Ну, а пока будь здорова, дорогая, целую крепко. Твой А.
P.S. Как у вас восприняли Указ? У нас тут некоторые волосы на себе рвут, что не служили полицаями, не расстреливали и проч. Теперь бы они были полностью восстановлены.
3.10.55
Родная моя, здравствуй!
Возвращаюсь к твоему последнему письму от 6.9., так как мне и совестно, и надоело страшно начинать словами: новостей никаких.
Поспорил на днях со своим приятелем-историком. Я повторил ему твою мысль, что мы живём в интересное время и жить — интересно. На это он меланхолично возразил, что в интересные времена жить скучно, а интересно жить только в скучные времена. По обыкновению, он основательно подкреплял это утверждение историческими примерами, самими по себе очень интересными. Но я всецело на твоей стороне: и жить интересно, и времена интересные, хотя его позиция мне понятна. Он провёл несколько счастливых скучных лет, изучая Смутное время по подлинным документам, увлёкся (и продолжает увлекаться) Александрийским периодом древней истории и попутно занимался революцией. Большую часть (26 лет) «интересных» времён он провёл в строгом уединении и весьма скучно. Хотя, правда, наблюдательный пункт у него неудобный, всё же жить — интересно, очень.
Особенно занимательно наблюдать выкрутасы Годунова Мыкыты. Нельзя не вспомнить бессмертное изречение Эмки[198].
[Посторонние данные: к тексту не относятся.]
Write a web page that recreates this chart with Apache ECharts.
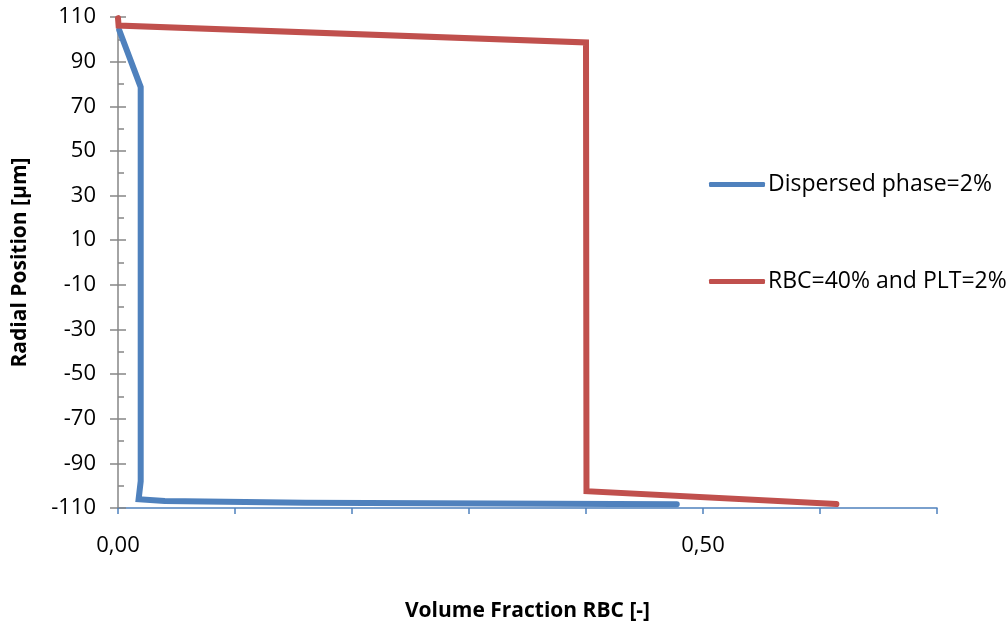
<!DOCTYPE html>
<html>
<head>
<meta charset="utf-8">
<script src="https://cdn.jsdelivr.net/npm/echarts@6/dist/echarts.min.js"></script>
<style>
html,body{margin:0;padding:0;background:#fff;}
#chart{width:1007px;height:630px;}
</style>
</head>
<body>
<div id="chart"></div>
<script>
// Data
const seriesNames = ['Dispersed phase=2%', 'RBC=40% and PLT=2%'];
const dispersedX = [0.001, 0.0194, 0.0194, 0.0176, 0.04, 0.16, 0.4776];
const dispersedY = [104.2, 78.6, -98.0, -106.1, -106.9, -107.6, -108.3];
const rbcX = [0, 0.0005, 0.4, 0.4004, 0.614];
const rbcY = [109.5, 106.2, 98.6, -102.5, -108.2];
const yMajorTicks = [-110, -90, -70, -50, -30, -10, 10, 30, 50, 70, 90, 110];
const yMinorTicks = [-100, -80, -60, -40, -20, 0, 20, 40, 60, 80, 100];
const xLabelTicks = [0, 0.5];

const font = '"Open Sans", "Noto Sans", sans-serif';
const chart = echarts.init(document.getElementById('chart'));
const yBase = { type: 'value', min: -110, max: 110, position: 'left', splitLine: { show: false } };
chart.setOption({
  animation: false,
  backgroundColor: '#fff',
  grid: { left: 118, right: 70, top: 17, bottom: 122, containLabel: false },
  legend: {
    orient: 'vertical',
    left: 704,
    top: 168,
    icon: 'roundRect',
    itemWidth: 56,
    itemHeight: 5,
    itemGap: 74,
    data: seriesNames,
    textStyle: { fontFamily: font, fontSize: 23, color: '#000', padding: [0, 0, 0, -2] }
  },
  xAxis: {
    type: 'value', min: 0, max: 0.7, interval: 0.1,
    name: 'Volume Fraction RBC [-]', nameLocation: 'middle', nameGap: 93,
    nameTextStyle: { fontFamily: font, fontSize: 21, fontWeight: 'bold', color: '#000' },
    axisLine: { show: true, onZero: false, lineStyle: { color: '#4F81BD', width: 1.5 } },
    axisTick: { show: true, length: 6, lineStyle: { color: '#4F81BD', width: 1.5 } },
    axisLabel: {
      customValues: xLabelTicks, margin: 27,
      fontFamily: font, fontSize: 22, color: '#000',
      formatter: v => v.toFixed(2).replace('.', ',')
    },
    splitLine: { show: false }
  },
  yAxis: [
    Object.assign({}, yBase, {
      name: 'Radial Position [µm]', nameLocation: 'middle', nameGap: 87,
      nameTextStyle: { fontFamily: font, fontSize: 21, fontWeight: 'bold', color: '#000' },
      axisLine: { show: true, onZero: false, lineStyle: { color: '#868686', width: 1.5 } },
      axisTick: { show: true, customValues: yMajorTicks, length: 8, lineStyle: { color: '#868686', width: 1.5 } },
      axisLabel: { customValues: yMajorTicks, margin: 22, fontFamily: font, fontSize: 22, color: '#000' }
    }),
    Object.assign({}, yBase, {
      axisLine: { show: false },
      axisTick: { show: true, inside: true, customValues: yMajorTicks, length: 8, lineStyle: { color: '#868686', width: 1.5 } },
      axisLabel: { show: false }
    }),
    Object.assign({}, yBase, {
      axisLine: { show: false },
      axisTick: { show: true, inside: true, customValues: yMinorTicks, length: 6, lineStyle: { color: '#868686', width: 1.5 } },
      axisLabel: { show: false }
    })
  ],
  series: [
    {
      name: seriesNames[0], type: 'line', yAxisIndex: 0, symbol: 'none',
      data: dispersedX.map((x, i) => [x, dispersedY[i]]),
      lineStyle: { color: '#4F81BD', width: 6, cap: 'round', join: 'miter' },
      itemStyle: { color: '#4F81BD' }
    },
    {
      name: seriesNames[1], type: 'line', yAxisIndex: 0, symbol: 'none',
      data: rbcX.map((x, i) => [x, rbcY[i]]),
      lineStyle: { color: '#C0504D', width: 6, cap: 'round', join: 'miter' },
      itemStyle: { color: '#C0504D' }
    }
  ]
});
</script>
</body>
</html>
Я тоже усиленно занимаюсь ликвидацией своей безграмотности. К сожалению, в местной библиотеке, кроме беллетристики, почти ничего нет, а съездить в город я всё не соберусь. Я даже обратился к Фриде Давыдовне за помощью. Взял я тут читать Драйзера. Прочёл «Титан» и «Американскую трагедию». Очень занимательные книжки. Но почему «Американская трагедия» — мне непонятно. «Титан» очень любопытная штука. Писать о Чикаго 80-х годов и ни разу, ни единым словом, не упомянуть о рабочем движении, о Иоганне Мосте[199], о первомайской забастовке — это любопытно для члена партии. При этом подробные, подозрительно подробные описания любовных приключений героя и туалетов героини. Но ты это, конечно, читала.